Brazil’s Air Force transported 16 bodies by helicopter from ships to the island of Fernando de Noronha and from there to the city of Recife for identification, the military said. Twenty-five more bodies are due to arrive on the island Thursday.

The military will meet next week to discuss how long salvage teams will keep trying to find corpses. “We believe the operation will be continued until at least June 19,” Air Force Brigadier Ramon Cardoso told a news conference in Recife.

“Every day the chances of recovering bodies become slimmer.”

The search area expanded to waters under the jurisdiction of Senegal, on Africa’s western coast, some 3,200 kilometres from Recife. The French navy’s nuclear hunter-killer submarine Emeraude, equipped with advanced listening equipment, began patrolling Wednesday to locate the flight recorders, or black boxes, which may provide clues to what caused the crash, but must be recovered before their locator beacons run out of power.

If the boxes are not recovered within three weeks they might never be found, complicating the investigation into the loss of Flight 447 from Rio to Paris, which crashed on June 1 with the loss of 228 people.

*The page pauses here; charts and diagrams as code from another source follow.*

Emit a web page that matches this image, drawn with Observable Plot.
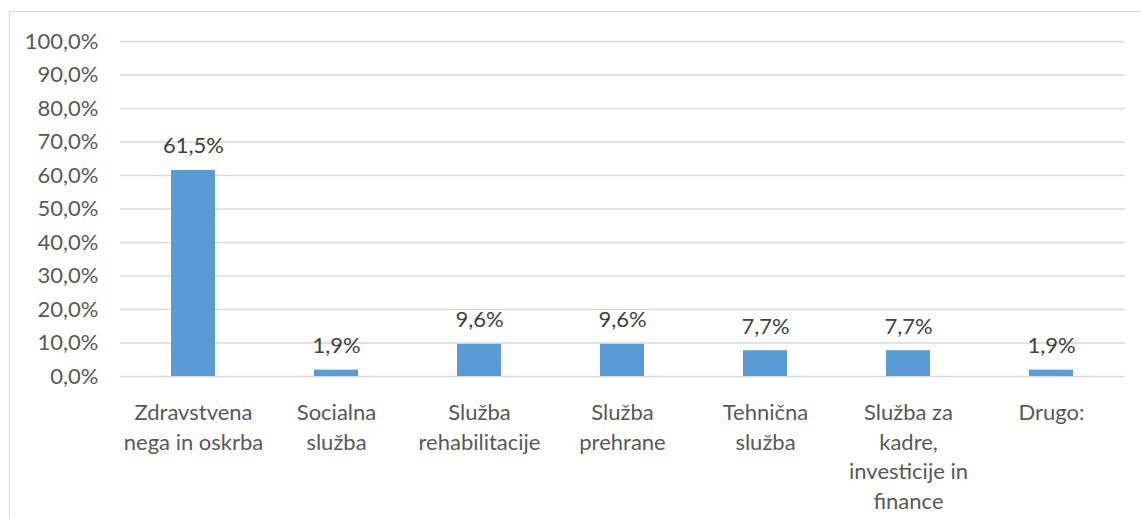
<!DOCTYPE html>
<html>
<head>
<meta charset="utf-8">
<script src="https://cdn.jsdelivr.net/npm/d3@7"></script>
<script src="https://cdn.jsdelivr.net/npm/@observablehq/plot@0.6"></script>
<style>
  html, body { margin: 0; padding: 0; background: #fff; overflow: hidden; }
  #wrap { position: relative; width: 1141px; height: 519px; }
  #frame { position: absolute; left: 9px; top: 11px; width: 1200px; height: 600px; border: 1.5px solid #d9d9d9; box-sizing: border-box; }
  #chart { position: absolute; left: 0; top: 0; }
</style>
</head>
<body>
<div id="wrap"><div id="frame"></div><div id="chart"></div></div>
<script>
const categories = [
  "Zdravstvena nega in oskrba",
  "Socialna služba",
  "Služba rehabilitacije",
  "Služba prehrane",
  "Tehnična služba",
  "Služba za kadre, investicije in finance",
  "Drugo:"
];
const tickLabels = [
  "Zdravstvena\nnega in oskrba",
  "Socialna\nslužba",
  "Služba\nrehabilitacije",
  "Služba\nprehrane",
  "Tehnična\nslužba",
  "Služba za\nkadre,\ninvesticije in\nfinance",
  "Drugo:"
];
const values = [61.5, 1.9, 9.6, 9.6, 7.7, 7.7, 1.9];
const yTicks = [0, 10, 20, 30, 40, 50, 60, 70, 80, 90, 100];

const data = categories.map((c, i) => ({category: c, value: values[i]}));
const labelOf = new Map(categories.map((c, i) => [c, tickLabels[i]]));
const fmt = (v, d) => v.toFixed(d).replace(".", ",") + "%";
const font = "Lato, 'Open Sans', sans-serif";

const chart = Plot.plot({
  width: 1141,
  height: 519,
  marginTop: 41,
  marginBottom: 143,
  marginLeft: 120,
  marginRight: 16,
  style: {fontFamily: font, background: "transparent"},
  x: {domain: categories, paddingInner: 0.69, paddingOuter: 0.345, label: null},
  y: {domain: [0, 100], label: null},
  marks: [
    Plot.ruleY(yTicks, {stroke: "#d9d9d9", strokeWidth: 1.5}),
    Plot.barY(data, {x: "category", y: "value", fill: "#5b9bd5"}),
    Plot.text(data, {
      x: "category", y: "value",
      text: d => fmt(d.value, 1),
      lineAnchor: "bottom", dy: -17,
      fontSize: 22, fill: "#404040"
    }),
    Plot.axisY({
      ticks: yTicks, tickSize: 0, tickPadding: 22,
      tickFormat: d => fmt(d, 1),
      fontSize: 22, color: "#595959", label: null
    }),
    Plot.axisX({
      tickSize: 0, tickPadding: 23,
      tickFormat: d => labelOf.get(d),
      fontSize: 22, lineHeight: 1.34, color: "#595959", label: null
    })
  ]
});
document.getElementById("chart").appendChild(chart);
</script>
</body>
</html>
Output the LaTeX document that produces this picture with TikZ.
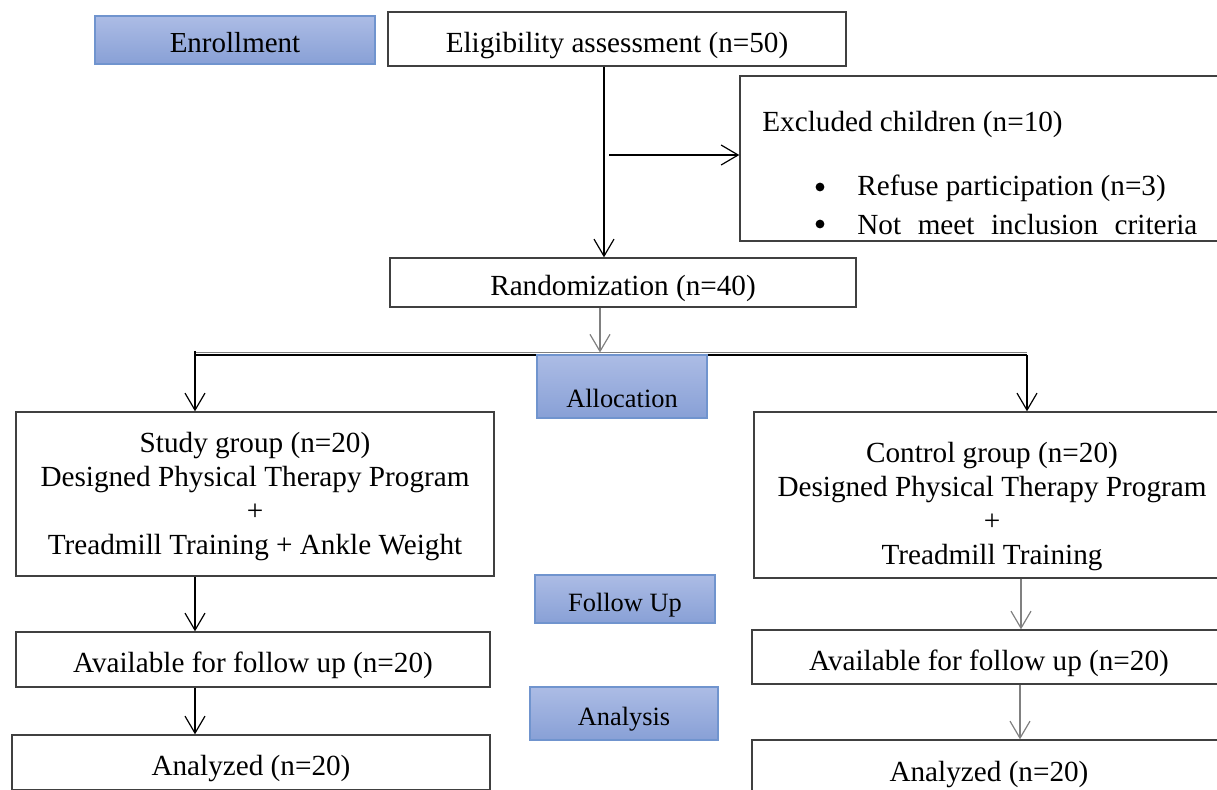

“The Emeraude has begun its search operations,” said French military spokesman Captain Christophe Prazuck said in Paris.

The first search zone measured 36 kilometres by 36, which the sub should cover in a day, Prazuck said.

The French military also has three patrol planes and the Ventose frigate helping to locate and recover debris and bodies. The Ventose has already picked up more than a hundred pieces of the plane, the French military said in a release.

Investigators are examining whether ice damage or the obstruction of the plane’s airspeed sensors caused unreliable readings that may have contributed to the June 1 crash of the Airbus SAS A330-200.

Accurate airspeed readings are crucial because flying too quickly can damage a plane’s airframe, while travelling too slowly produces a stall and loss of control.

Following the crash Air France and France-based Airbus issued reminders to pilots of procedures to follow when measurements become unreliable. The plane maker recommended in September 2007 that airlines replace the Thales SA speed sensors, known as Pitot tubes, on single-aisle A320-series planes as well as on the A330 and A340.

In related news the Brazilian Air Force reported that the Airbus A319CJ which flies President Lula da Silva (Brazil’s Air Force One or AeroLula) has incorporated a new speed sensors system.

“Taking advantage of the programmed maintenance of the presidential aircraft, a new ‘pitot probes’ system suggested by Airbus has been installed”, said the Air Force spokesperson Colonel Henry Munhoz.